Another thing that’s not good is this drawn-out story of Doctor Strange’s failure. Having this epic battle between aliens and magicians that the normal world can’t see really lowered the stakes of the whole thing, but when the solution is to enslave the antagonist and be left powerless anyway, then the fact that this played out over five issues really feels like a lot of nothing going on. I do like the art in this book, though I wonder why it requires so many inkers. But it is expressive and the layouts quite creative, except for the layout of the cover which absolutely sucks. So all in all, not a great story arc, not my favorite iteration of Doctor Strange, not recommended. Maybe in September, when a new arc begins that will ostensibly* coincide with the November 4 release of the Doctor Strange movie, things will become more interesting. But unlike the sycophantic monks at the Himalayan monastery, I don’t have faith.

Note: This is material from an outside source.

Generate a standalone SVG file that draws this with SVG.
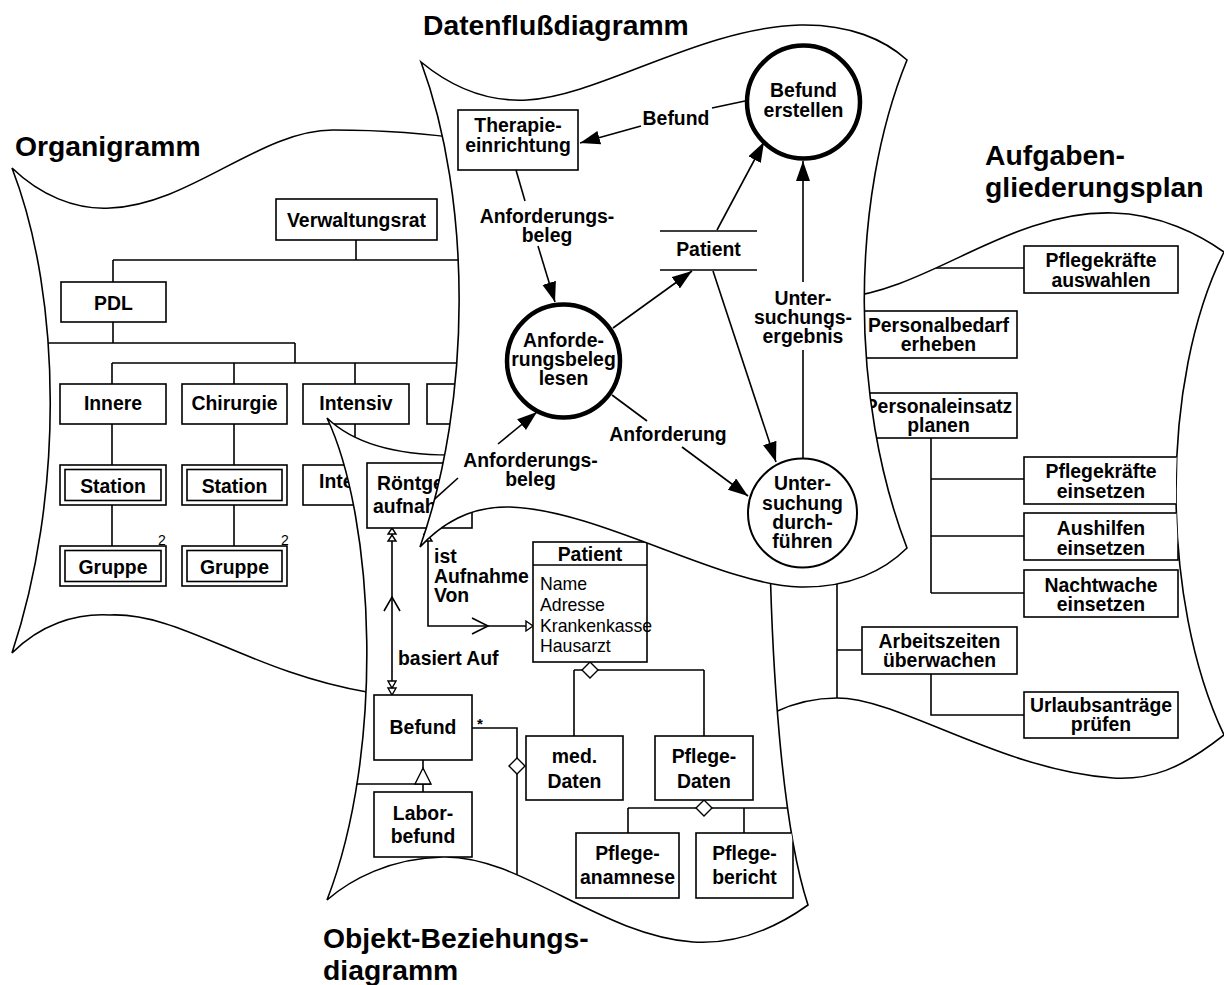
<svg xmlns="http://www.w3.org/2000/svg" xmlns:xlink="http://www.w3.org/1999/xlink" width="1224" height="985" viewBox="0 0 1224 985">
  <defs>
    <style>
      .sheet{fill:#fff;stroke:#000;stroke-width:1.6}
      .box{fill:#fff;stroke:#000;stroke-width:1.6}
      .ln{fill:none;stroke:#000;stroke-width:1.6}
      .hollow{fill:#fff;stroke:#000;stroke-width:1.4}
      .proc{fill:#fff;stroke:#000;stroke-width:4.5}
      .proc2{fill:#fff;stroke:#000;stroke-width:2}
      .flow{fill:none;stroke:#000;stroke-width:1.6;marker-end:url(#arr)}
      text{font-family:"Liberation Sans",Arial,Helvetica,sans-serif;font-weight:bold;font-size:19.4px;text-anchor:middle;fill:#000}
      .title{font-size:28.3px;text-anchor:start}
      .lft{text-anchor:start}
      .attr{font-weight:normal;font-size:17.7px;text-anchor:start}
      .sup{font-weight:normal;font-size:14px;text-anchor:start}
      .star{font-size:15px}
    </style>
    <marker id="arr" markerUnits="userSpaceOnUse" markerWidth="22" markerHeight="16" refX="20" refY="7" orient="auto">
      <path d="M0,0 L20,7 L0,14 Z" fill="#000"/>
    </marker>
    <!-- sheet outlines -->
    <path id="s-org" d="M12,168 C40,195 75,210 110,208 C190,205 260,130 333,130 C380,130 420,132 470,140 L470,694 L367,692 C250,672 180,612 110,615 C75,613 40,625 12,653 C63,500 63,300 12,168 Z"/>
    <path id="s-auf" d="M840,298 C930,290 1010,210 1113,213 C1160,214 1200,235 1224,252 C1160,380 1160,600 1224,735 C1180,770 1150,780 1113,778 C1000,770 900,698 837,698 C810,698 790,705 775,712 L765,650 L758,588 L835,520 Z"/>
    <path id="s-obj" d="M327,418 C350,440 390,455 450,455 L600,470 L770,560 C772,650 780,820 808,905 C780,925 740,945 693,942 C600,935 520,855 443,857 C390,858 350,880 327,900 C385,750 375,520 327,418 Z"/>
    <path id="s-dfd" d="M421,62 C455,90 490,102 527,100 C600,96 700,28 800,25 C850,24 885,40 907,60 C850,200 850,400 907,548 C885,570 850,588 800,587 C720,585 600,510 510,507 C475,506 445,520 420,547 C472,400 472,200 421,62 Z"/>
    <clipPath id="c-org"><use href="#s-org" xlink:href="#s-org"/></clipPath>
    <clipPath id="c-auf"><use href="#s-auf" xlink:href="#s-auf"/></clipPath>
    <clipPath id="c-obj"><use href="#s-obj" xlink:href="#s-obj"/></clipPath>
    <clipPath id="c-dfd"><use href="#s-dfd" xlink:href="#s-dfd"/></clipPath>
  </defs>

  <rect width="1224" height="985" fill="#fff"/>

  <!-- ============ Organigramm sheet ============ -->
  <g id="sheet-organigramm">
    <use href="#s-org" xlink:href="#s-org" class="sheet"/>
    <g clip-path="url(#c-org)">
      <g id="org-links" class="ln">
        <path d="M356,240V260 M113,260H470 M113,260V282 M113,322V343 M20,343H295 M295,343V363 M112,363H480 M112,363V384 M234,363V384 M355,363V384 M480,363V384 M112,424V465 M112,505V546 M234,424V465 M234,505V546 M355,424V465"/>
      </g>
      <g id="n-verwaltungsrat"><rect class="box" x="276" y="199" width="161" height="41"/><text x="356.5" y="227">Verwaltungsrat</text></g>
      <g id="n-pdl"><rect class="box" x="61" y="282" width="105" height="40"/><text x="113.5" y="310">PDL</text></g>
      <g id="n-innere"><rect class="box" x="60" y="384" width="106" height="40"/><text x="113" y="410">Innere</text></g>
      <g id="n-chirurgie"><rect class="box" x="182" y="384" width="105" height="40"/><text x="234.5" y="410">Chirurgie</text></g>
      <g id="n-intensiv"><rect class="box" x="303" y="384" width="106" height="40"/><text x="356" y="410">Intensiv</text></g>
      <g id="n-abteilung-4"><rect class="box" x="427" y="384" width="106" height="40"/></g>
      <g id="n-station-innere"><rect class="box" x="60" y="465" width="106" height="40"/><rect class="box" x="65" y="469.5" width="96" height="31"/><text x="113" y="493">Station</text></g>
      <g id="n-station-chirurgie"><rect class="box" x="182" y="465" width="105" height="40"/><rect class="box" x="187" y="469.5" width="95" height="31"/><text x="234.5" y="493">Station</text></g>
      <g id="n-intensiv-station"><rect class="box" x="303" y="465" width="106" height="40"/><text class="lft" x="319" y="488">Inte</text></g>
      <g id="n-gruppe-innere"><rect class="box" x="60" y="546" width="106" height="40"/><rect class="box" x="65" y="550.5" width="96" height="31"/><text x="113" y="574">Gruppe</text><text class="sup" x="158" y="545">2</text></g>
      <g id="n-gruppe-chirurgie"><rect class="box" x="182" y="546" width="105" height="40"/><rect class="box" x="187" y="550.5" width="95" height="31"/><text x="234.5" y="574">Gruppe</text><text class="sup" x="281" y="545">2</text></g>
    </g>
  </g>

  <!-- ============ Aufgabengliederungsplan sheet ============ -->
  <g id="sheet-aufgaben">
    <use href="#s-auf" xlink:href="#s-auf" class="sheet"/>
    <g clip-path="url(#c-auf)">
      <g id="auf-links" class="ln">
        <path d="M837,268V720 M837,268H1024 M837,335H860 M837,415H860 M837,650H862 M931,438V593 M931,479H1024 M931,536H1024 M931,593H1024 M931,674V715H1024"/>
      </g>
      <g id="n-pflegekraefte-auswahlen"><rect class="box" x="1024" y="246" width="154" height="47"/><text><tspan x="1101" y="267">Pflegekräfte</tspan><tspan x="1101" y="287">auswahlen</tspan></text></g>
      <g id="n-personalbedarf"><rect class="box" x="860" y="311" width="157" height="47"/><text><tspan x="938.5" y="332">Personalbedarf</tspan><tspan x="938.5" y="351">erheben</tspan></text></g>
      <g id="n-personaleinsatz"><rect class="box" x="860" y="393" width="157" height="45"/><text><tspan x="938.5" y="413">Personaleinsatz</tspan><tspan x="938.5" y="432">planen</tspan></text></g>
      <g id="n-pflegekraefte-einsetzen"><rect class="box" x="1024" y="457" width="154" height="47"/><text><tspan x="1101" y="478">Pflegekräfte</tspan><tspan x="1101" y="498">einsetzen</tspan></text></g>
      <g id="n-aushilfen"><rect class="box" x="1024" y="513" width="154" height="47"/><text><tspan x="1101" y="535">Aushilfen</tspan><tspan x="1101" y="555">einsetzen</tspan></text></g>
      <g id="n-nachtwache"><rect class="box" x="1024" y="570" width="154" height="47"/><text><tspan x="1101" y="592">Nachtwache</tspan><tspan x="1101" y="611">einsetzen</tspan></text></g>
      <g id="n-arbeitszeiten"><rect class="box" x="862" y="627" width="155" height="47"/><text><tspan x="939.5" y="648">Arbeitszeiten</tspan><tspan x="939.5" y="667">überwachen</tspan></text></g>
      <g id="n-urlaubsantraege"><rect class="box" x="1024" y="692" width="154" height="46"/><text><tspan x="1101" y="712">Urlaubsanträge</tspan><tspan x="1101" y="731">prüfen</tspan></text></g>
    </g>
  </g>

  <!-- ============ Objekt-Beziehungsdiagramm sheet ============ -->
  <g id="sheet-objekt">
    <use href="#s-obj" xlink:href="#s-obj" class="sheet"/>
    <g clip-path="url(#c-obj)">
      <g id="obj-links">
        <path class="ln" d="M392,541V681 M428,541V626H526 M472,728H517V758 M517,774V910 M423,760V768 M340,784H431 M423,784V792 M574,670H582 M598,670H704 M574,670V736 M704,670V736 M628,808H696 M712,808H800 M628,808V833 M744,808V833"/>
        <path class="ln" d="M384,611L392,597L400,611 M472,618L488,626L472,634"/>
        <path class="hollow" d="M392,528L396,534H388Z M392,535L396,541H388Z M428,528L432,534H424Z M428,535L432,541H424Z M388,681H396L392,688Z M388,688H396L392,695Z M533,626L526,631V621Z M423,768L431,784H415Z"/>
        <path class="hollow" d="M590,662L598,670L590,678L582,670Z M704,800L712,808L704,816L696,808Z M517,758L525,766L517,774L509,766Z"/>
        <text class="lft" x="398" y="665">basiert Auf</text>
        <text class="lft"><tspan x="434" y="563">ist</tspan><tspan x="434" y="583">Aufnahme</tspan><tspan x="434" y="602">Von</tspan></text>
        <text class="star" x="480" y="729">*</text>
      </g>
      <g id="n-roentgenaufnahme"><rect class="box" x="367" y="463" width="105" height="65"/><text class="lft"><tspan x="377" y="490">Röntge</tspan><tspan x="373" y="513">aufnah</tspan></text></g>
      <g id="n-patient-klasse">
        <rect class="box" x="533" y="542" width="114" height="120"/>
        <path class="ln" d="M533,565H647"/>
        <text x="590" y="561">Patient</text>
        <text class="attr"><tspan x="540" y="590">Name</tspan><tspan x="540" y="611">Adresse</tspan><tspan x="540" y="632">Krankenkasse</tspan><tspan x="540" y="652">Hausarzt</tspan></text>
      </g>
      <g id="n-befund"><rect class="box" x="374" y="695" width="98" height="65"/><text x="423" y="734">Befund</text></g>
      <g id="n-laborbefund"><rect class="box" x="374" y="792" width="98" height="65"/><text><tspan x="423" y="820">Labor-</tspan><tspan x="423" y="843">befund</tspan></text></g>
      <g id="n-med-daten"><rect class="box" x="526" y="736" width="97" height="64"/><text><tspan x="574.5" y="763">med.</tspan><tspan x="574.5" y="788">Daten</tspan></text></g>
      <g id="n-pflege-daten"><rect class="box" x="655" y="736" width="98" height="64"/><text><tspan x="704" y="763">Pflege-</tspan><tspan x="704" y="788">Daten</tspan></text></g>
      <g id="n-pflegeanamnese"><rect class="box" x="576" y="833" width="103" height="65"/><text><tspan x="627.5" y="860">Pflege-</tspan><tspan x="627.5" y="884">anamnese</tspan></text></g>
      <g id="n-pflegebericht"><rect class="box" x="696" y="833" width="97" height="65"/><text><tspan x="744.5" y="860">Pflege-</tspan><tspan x="744.5" y="884">bericht</tspan></text></g>
    </g>
  </g>

  <!-- ============ Datenflussdiagramm sheet ============ -->
  <g id="sheet-datenfluss">
    <use href="#s-dfd" xlink:href="#s-dfd" class="sheet"/>
    <g clip-path="url(#c-dfd)">
      <g id="n-therapieeinrichtung"><rect class="box" x="458" y="110" width="120" height="60"/><text><tspan x="518" y="132">Therapie-</tspan><tspan x="518" y="152">einrichtung</tspan></text></g>
      <g id="n-befund-erstellen"><circle class="proc" cx="803.5" cy="102" r="56.5"/><text><tspan x="803.5" y="97">Befund</tspan><tspan x="803.5" y="117">erstellen</tspan></text></g>
      <g id="n-anforderungsbeleg-lesen"><circle class="proc" cx="563.5" cy="361" r="56.5"/><text><tspan x="563.5" y="347">Anforde-</tspan><tspan x="563.5" y="366">rungsbeleg</tspan><tspan x="563.5" y="385">lesen</tspan></text></g>
      <g id="n-untersuchung"><circle class="proc2" cx="802.5" cy="513" r="54.5"/><text><tspan x="802.5" y="490">Unter-</tspan><tspan x="802.5" y="510">suchung</tspan><tspan x="802.5" y="529">durch-</tspan><tspan x="802.5" y="548">führen</tspan></text></g>
      <g id="n-patient-speicher"><path class="ln" d="M660,231H757 M660,270H757"/><text x="708.5" y="256">Patient</text></g>
      <g id="dfd-flows">
        <path class="ln" d="M745,101L712,108"/>
        <path class="flow" d="M641,126L580,143"/>
        <path class="ln" d="M516,170L525,201"/>
        <path class="flow" d="M538,246L555,302"/>
        <path class="flow" d="M613,328L692,271"/>
        <path class="flow" d="M717,230L764,142"/>
        <path class="flow" d="M713,271L776,462"/>
        <path class="ln" d="M612,395L647,421"/>
        <path class="flow" d="M682,447L748,496"/>
        <path class="ln" d="M803,458V350"/>
        <path class="flow" d="M803,282V161"/>
        <path class="ln" d="M428,505L458,478"/>
        <path class="flow" d="M498,444L537,412"/>
        <text x="676" y="125">Befund</text>
        <text><tspan x="547" y="223">Anforderungs-</tspan><tspan x="547" y="242">beleg</tspan></text>
        <text x="668" y="441">Anforderung</text>
        <text><tspan x="803" y="305">Unter-</tspan><tspan x="803" y="324">suchungs-</tspan><tspan x="803" y="343">ergebnis</tspan></text>
        <text><tspan x="530.5" y="467">Anforderungs-</tspan><tspan x="530.5" y="486">beleg</tspan></text>
      </g>
    </g>
  </g>

  <!-- ============ sheet titles ============ -->
  <g id="titles">
    <text class="title" x="15" y="156">Organigramm</text>
    <text class="title" x="423" y="35">Datenflußdiagramm</text>
    <text class="title"><tspan x="985" y="165">Aufgaben-</tspan><tspan x="985" y="197">gliederungsplan</tspan></text>
    <text class="title"><tspan x="323" y="948">Objekt-Beziehungs-</tspan><tspan x="323" y="980">diagramm</tspan></text>
  </g>
</svg>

*That is, unless, the whole thing is renumbered and rejiggered after Marvel’s October event, or whatever.

Bits and Pieces:

The finale of "The Last Days of Magic" ends less like an awesome Doug Henning spectacle of fireworks and bejeweled albino beasts, and more like a creepy David Blaine card trick on the street that makes you feel cheated. There really are no great developments in this issue that required a four-issue build-up, and the conclusion casts Doctor Strange in a less sympathetic light than before. This comic's saving grace is its artwork, which is sort of like an ethereal graffiti that is rich in texture. That alone is not worth the cover price.